> [The request]
Repeat, exactly and completely, the material that follows. Omit the pictures.

>> begin

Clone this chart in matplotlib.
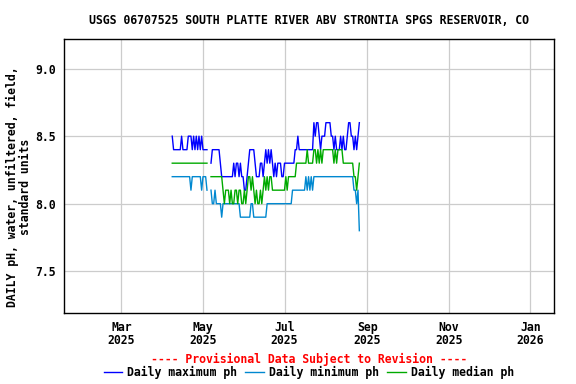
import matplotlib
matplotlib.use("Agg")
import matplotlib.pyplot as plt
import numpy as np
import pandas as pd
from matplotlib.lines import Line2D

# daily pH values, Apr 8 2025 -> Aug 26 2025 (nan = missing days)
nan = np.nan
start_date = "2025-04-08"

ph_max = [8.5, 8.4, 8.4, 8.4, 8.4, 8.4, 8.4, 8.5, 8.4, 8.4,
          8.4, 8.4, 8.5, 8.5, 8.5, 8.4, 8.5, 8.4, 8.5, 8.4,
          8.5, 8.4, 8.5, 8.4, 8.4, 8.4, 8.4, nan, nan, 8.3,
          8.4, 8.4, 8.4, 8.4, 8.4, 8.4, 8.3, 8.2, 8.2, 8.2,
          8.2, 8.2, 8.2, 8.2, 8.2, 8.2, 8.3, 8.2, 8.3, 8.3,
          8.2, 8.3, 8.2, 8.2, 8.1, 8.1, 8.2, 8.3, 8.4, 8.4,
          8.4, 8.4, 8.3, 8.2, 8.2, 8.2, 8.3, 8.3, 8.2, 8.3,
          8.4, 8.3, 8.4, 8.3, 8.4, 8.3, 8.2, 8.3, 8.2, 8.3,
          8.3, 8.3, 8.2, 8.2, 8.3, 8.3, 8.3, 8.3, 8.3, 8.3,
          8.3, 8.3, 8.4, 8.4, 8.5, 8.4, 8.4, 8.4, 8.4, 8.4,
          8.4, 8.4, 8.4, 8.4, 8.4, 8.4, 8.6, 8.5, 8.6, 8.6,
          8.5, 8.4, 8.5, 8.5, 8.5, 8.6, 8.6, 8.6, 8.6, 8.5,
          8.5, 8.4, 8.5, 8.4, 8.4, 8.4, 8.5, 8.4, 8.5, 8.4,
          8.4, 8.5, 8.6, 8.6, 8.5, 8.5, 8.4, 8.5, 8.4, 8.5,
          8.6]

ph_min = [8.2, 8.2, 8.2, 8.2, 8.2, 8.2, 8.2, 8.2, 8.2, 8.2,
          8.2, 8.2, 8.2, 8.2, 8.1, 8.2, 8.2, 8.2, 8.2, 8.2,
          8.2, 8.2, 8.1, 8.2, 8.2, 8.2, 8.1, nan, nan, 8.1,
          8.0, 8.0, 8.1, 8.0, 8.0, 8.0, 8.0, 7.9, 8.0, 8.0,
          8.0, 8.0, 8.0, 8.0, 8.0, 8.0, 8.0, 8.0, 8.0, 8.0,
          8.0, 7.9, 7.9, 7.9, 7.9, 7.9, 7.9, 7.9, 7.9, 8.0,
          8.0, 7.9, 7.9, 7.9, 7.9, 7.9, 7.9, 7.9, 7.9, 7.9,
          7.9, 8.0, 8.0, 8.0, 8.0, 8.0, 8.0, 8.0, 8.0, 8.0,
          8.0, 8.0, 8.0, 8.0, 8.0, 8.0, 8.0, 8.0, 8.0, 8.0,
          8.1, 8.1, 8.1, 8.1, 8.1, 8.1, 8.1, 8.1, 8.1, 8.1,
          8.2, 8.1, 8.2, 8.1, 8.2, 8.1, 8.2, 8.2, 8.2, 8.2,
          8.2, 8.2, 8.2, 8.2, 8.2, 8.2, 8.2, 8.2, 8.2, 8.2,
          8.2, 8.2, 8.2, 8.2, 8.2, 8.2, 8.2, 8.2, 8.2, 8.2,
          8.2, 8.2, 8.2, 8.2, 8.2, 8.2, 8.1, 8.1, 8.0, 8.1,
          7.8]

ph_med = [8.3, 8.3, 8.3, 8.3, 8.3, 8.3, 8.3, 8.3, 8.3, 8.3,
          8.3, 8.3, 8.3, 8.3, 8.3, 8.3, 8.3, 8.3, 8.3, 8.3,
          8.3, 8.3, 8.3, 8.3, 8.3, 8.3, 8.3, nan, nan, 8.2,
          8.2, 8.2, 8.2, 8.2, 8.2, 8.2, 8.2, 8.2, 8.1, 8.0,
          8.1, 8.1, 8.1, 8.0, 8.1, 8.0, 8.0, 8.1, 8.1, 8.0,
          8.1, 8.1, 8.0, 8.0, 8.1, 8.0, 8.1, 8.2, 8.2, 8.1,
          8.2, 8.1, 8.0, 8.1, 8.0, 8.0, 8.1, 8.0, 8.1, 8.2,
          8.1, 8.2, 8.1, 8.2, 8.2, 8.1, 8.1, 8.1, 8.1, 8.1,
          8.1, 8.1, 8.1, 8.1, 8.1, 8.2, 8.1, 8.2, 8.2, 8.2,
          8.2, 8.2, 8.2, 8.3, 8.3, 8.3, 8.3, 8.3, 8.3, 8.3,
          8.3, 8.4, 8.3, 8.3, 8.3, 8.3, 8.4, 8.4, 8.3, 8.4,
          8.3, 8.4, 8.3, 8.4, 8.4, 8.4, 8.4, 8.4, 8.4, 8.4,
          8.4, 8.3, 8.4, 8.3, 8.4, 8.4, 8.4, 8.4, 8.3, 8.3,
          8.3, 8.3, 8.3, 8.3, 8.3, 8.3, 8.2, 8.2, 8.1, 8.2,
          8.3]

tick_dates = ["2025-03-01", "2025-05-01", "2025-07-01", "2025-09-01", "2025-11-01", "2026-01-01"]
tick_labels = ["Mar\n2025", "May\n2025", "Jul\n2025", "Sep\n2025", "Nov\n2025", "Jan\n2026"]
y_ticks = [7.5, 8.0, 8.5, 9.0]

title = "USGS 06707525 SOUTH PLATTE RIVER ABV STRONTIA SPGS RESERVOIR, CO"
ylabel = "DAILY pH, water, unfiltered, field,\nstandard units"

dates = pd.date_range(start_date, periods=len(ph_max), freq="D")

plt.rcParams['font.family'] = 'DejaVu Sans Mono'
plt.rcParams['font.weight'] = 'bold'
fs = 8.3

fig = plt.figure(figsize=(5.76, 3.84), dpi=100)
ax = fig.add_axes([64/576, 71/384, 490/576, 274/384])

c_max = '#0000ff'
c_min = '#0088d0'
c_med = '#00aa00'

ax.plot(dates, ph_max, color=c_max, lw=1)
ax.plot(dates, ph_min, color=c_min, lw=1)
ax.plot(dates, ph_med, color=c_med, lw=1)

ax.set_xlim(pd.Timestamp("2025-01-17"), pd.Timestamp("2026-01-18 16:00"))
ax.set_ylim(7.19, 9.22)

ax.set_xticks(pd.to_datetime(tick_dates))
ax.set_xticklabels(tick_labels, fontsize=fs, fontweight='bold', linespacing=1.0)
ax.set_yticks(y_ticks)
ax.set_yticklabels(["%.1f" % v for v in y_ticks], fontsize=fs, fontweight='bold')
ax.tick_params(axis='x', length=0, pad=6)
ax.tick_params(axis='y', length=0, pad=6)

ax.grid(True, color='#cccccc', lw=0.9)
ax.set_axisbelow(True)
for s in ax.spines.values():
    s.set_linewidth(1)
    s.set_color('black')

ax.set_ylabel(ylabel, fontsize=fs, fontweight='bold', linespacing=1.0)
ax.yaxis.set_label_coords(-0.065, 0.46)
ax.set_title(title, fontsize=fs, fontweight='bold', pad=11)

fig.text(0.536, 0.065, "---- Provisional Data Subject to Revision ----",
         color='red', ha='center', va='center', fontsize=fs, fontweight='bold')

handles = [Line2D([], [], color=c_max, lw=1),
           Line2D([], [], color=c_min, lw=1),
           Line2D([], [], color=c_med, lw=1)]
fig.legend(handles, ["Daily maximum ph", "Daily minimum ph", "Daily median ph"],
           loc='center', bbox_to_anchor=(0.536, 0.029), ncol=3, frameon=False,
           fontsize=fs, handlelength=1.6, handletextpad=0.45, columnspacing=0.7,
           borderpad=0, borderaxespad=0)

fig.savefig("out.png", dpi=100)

>> end

> [Task solution]
Clone this chart in matplotlib.
import matplotlib
matplotlib.use("Agg")
import matplotlib.pyplot as plt
import numpy as np
import pandas as pd
from matplotlib.lines import Line2D

# daily pH values, Apr 8 2025 -> Aug 26 2025 (nan = missing days)
nan = np.nan
start_date = "2025-04-08"

ph_max = [8.5, 8.4, 8.4, 8.4, 8.4, 8.4, 8.4, 8.5, 8.4, 8.4,
          8.4, 8.4, 8.5, 8.5, 8.5, 8.4, 8.5, 8.4, 8.5, 8.4,
          8.5, 8.4, 8.5, 8.4, 8.4, 8.4, 8.4, nan, nan, 8.3,
          8.4, 8.4, 8.4, 8.4, 8.4, 8.4, 8.3, 8.2, 8.2, 8.2,
          8.2, 8.2, 8.2, 8.2, 8.2, 8.2, 8.3, 8.2, 8.3, 8.3,
          8.2, 8.3, 8.2, 8.2, 8.1, 8.1, 8.2, 8.3, 8.4, 8.4,
          8.4, 8.4, 8.3, 8.2, 8.2, 8.2, 8.3, 8.3, 8.2, 8.3,
          8.4, 8.3, 8.4, 8.3, 8.4, 8.3, 8.2, 8.3, 8.2, 8.3,
          8.3, 8.3, 8.2, 8.2, 8.3, 8.3, 8.3, 8.3, 8.3, 8.3,
          8.3, 8.3, 8.4, 8.4, 8.5, 8.4, 8.4, 8.4, 8.4, 8.4,
          8.4, 8.4, 8.4, 8.4, 8.4, 8.4, 8.6, 8.5, 8.6, 8.6,
          8.5, 8.4, 8.5, 8.5, 8.5, 8.6, 8.6, 8.6, 8.6, 8.5,
          8.5, 8.4, 8.5, 8.4, 8.4, 8.4, 8.5, 8.4, 8.5, 8.4,
          8.4, 8.5, 8.6, 8.6, 8.5, 8.5, 8.4, 8.5, 8.4, 8.5,
          8.6]

ph_min = [8.2, 8.2, 8.2, 8.2, 8.2, 8.2, 8.2, 8.2, 8.2, 8.2,
          8.2, 8.2, 8.2, 8.2, 8.1, 8.2, 8.2, 8.2, 8.2, 8.2,
          8.2, 8.2, 8.1, 8.2, 8.2, 8.2, 8.1, nan, nan, 8.1,
          8.0, 8.0, 8.1, 8.0, 8.0, 8.0, 8.0, 7.9, 8.0, 8.0,
          8.0, 8.0, 8.0, 8.0, 8.0, 8.0, 8.0, 8.0, 8.0, 8.0,
          8.0, 7.9, 7.9, 7.9, 7.9, 7.9, 7.9, 7.9, 7.9, 8.0,
          8.0, 7.9, 7.9, 7.9, 7.9, 7.9, 7.9, 7.9, 7.9, 7.9,
          7.9, 8.0, 8.0, 8.0, 8.0, 8.0, 8.0, 8.0, 8.0, 8.0,
          8.0, 8.0, 8.0, 8.0, 8.0, 8.0, 8.0, 8.0, 8.0, 8.0,
          8.1, 8.1, 8.1, 8.1, 8.1, 8.1, 8.1, 8.1, 8.1, 8.1,
          8.2, 8.1, 8.2, 8.1, 8.2, 8.1, 8.2, 8.2, 8.2, 8.2,
          8.2, 8.2, 8.2, 8.2, 8.2, 8.2, 8.2, 8.2, 8.2, 8.2,
          8.2, 8.2, 8.2, 8.2, 8.2, 8.2, 8.2, 8.2, 8.2, 8.2,
          8.2, 8.2, 8.2, 8.2, 8.2, 8.2, 8.1, 8.1, 8.0, 8.1,
          7.8]

ph_med = [8.3, 8.3, 8.3, 8.3, 8.3, 8.3, 8.3, 8.3, 8.3, 8.3,
          8.3, 8.3, 8.3, 8.3, 8.3, 8.3, 8.3, 8.3, 8.3, 8.3,
          8.3, 8.3, 8.3, 8.3, 8.3, 8.3, 8.3, nan, nan, 8.2,
          8.2, 8.2, 8.2, 8.2, 8.2, 8.2, 8.2, 8.2, 8.1, 8.0,
          8.1, 8.1, 8.1, 8.0, 8.1, 8.0, 8.0, 8.1, 8.1, 8.0,
          8.1, 8.1, 8.0, 8.0, 8.1, 8.0, 8.1, 8.2, 8.2, 8.1,
          8.2, 8.1, 8.0, 8.1, 8.0, 8.0, 8.1, 8.0, 8.1, 8.2,
          8.1, 8.2, 8.1, 8.2, 8.2, 8.1, 8.1, 8.1, 8.1, 8.1,
          8.1, 8.1, 8.1, 8.1, 8.1, 8.2, 8.1, 8.2, 8.2, 8.2,
          8.2, 8.2, 8.2, 8.3, 8.3, 8.3, 8.3, 8.3, 8.3, 8.3,
          8.3, 8.4, 8.3, 8.3, 8.3, 8.3, 8.4, 8.4, 8.3, 8.4,
          8.3, 8.4, 8.3, 8.4, 8.4, 8.4, 8.4, 8.4, 8.4, 8.4,
          8.4, 8.3, 8.4, 8.3, 8.4, 8.4, 8.4, 8.4, 8.3, 8.3,
          8.3, 8.3, 8.3, 8.3, 8.3, 8.3, 8.2, 8.2, 8.1, 8.2,
          8.3]

tick_dates = ["2025-03-01", "2025-05-01", "2025-07-01", "2025-09-01", "2025-11-01", "2026-01-01"]
tick_labels = ["Mar\n2025", "May\n2025", "Jul\n2025", "Sep\n2025", "Nov\n2025", "Jan\n2026"]
y_ticks = [7.5, 8.0, 8.5, 9.0]

title = "USGS 06707525 SOUTH PLATTE RIVER ABV STRONTIA SPGS RESERVOIR, CO"
ylabel = "DAILY pH, water, unfiltered, field,\nstandard units"

dates = pd.date_range(start_date, periods=len(ph_max), freq="D")

plt.rcParams['font.family'] = 'DejaVu Sans Mono'
plt.rcParams['font.weight'] = 'bold'
fs = 8.3

fig = plt.figure(figsize=(5.76, 3.84), dpi=100)
ax = fig.add_axes([64/576, 71/384, 490/576, 274/384])

c_max = '#0000ff'
c_min = '#0088d0'
c_med = '#00aa00'

ax.plot(dates, ph_max, color=c_max, lw=1)
ax.plot(dates, ph_min, color=c_min, lw=1)
ax.plot(dates, ph_med, color=c_med, lw=1)

ax.set_xlim(pd.Timestamp("2025-01-17"), pd.Timestamp("2026-01-18 16:00"))
ax.set_ylim(7.19, 9.22)

ax.set_xticks(pd.to_datetime(tick_dates))
ax.set_xticklabels(tick_labels, fontsize=fs, fontweight='bold', linespacing=1.0)
ax.set_yticks(y_ticks)
ax.set_yticklabels(["%.1f" % v for v in y_ticks], fontsize=fs, fontweight='bold')
ax.tick_params(axis='x', length=0, pad=6)
ax.tick_params(axis='y', length=0, pad=6)

ax.grid(True, color='#cccccc', lw=0.9)
ax.set_axisbelow(True)
for s in ax.spines.values():
    s.set_linewidth(1)
    s.set_color('black')

ax.set_ylabel(ylabel, fontsize=fs, fontweight='bold', linespacing=1.0)
ax.yaxis.set_label_coords(-0.065, 0.46)
ax.set_title(title, fontsize=fs, fontweight='bold', pad=11)

fig.text(0.536, 0.065, "---- Provisional Data Subject to Revision ----",
         color='red', ha='center', va='center', fontsize=fs, fontweight='bold')

handles = [Line2D([], [], color=c_max, lw=1),
           Line2D([], [], color=c_min, lw=1),
           Line2D([], [], color=c_med, lw=1)]
fig.legend(handles, ["Daily maximum ph", "Daily minimum ph", "Daily median ph"],
           loc='center', bbox_to_anchor=(0.536, 0.029), ncol=3, frameon=False,
           fontsize=fs, handlelength=1.6, handletextpad=0.45, columnspacing=0.7,
           borderpad=0, borderaxespad=0)

fig.savefig("out.png", dpi=100)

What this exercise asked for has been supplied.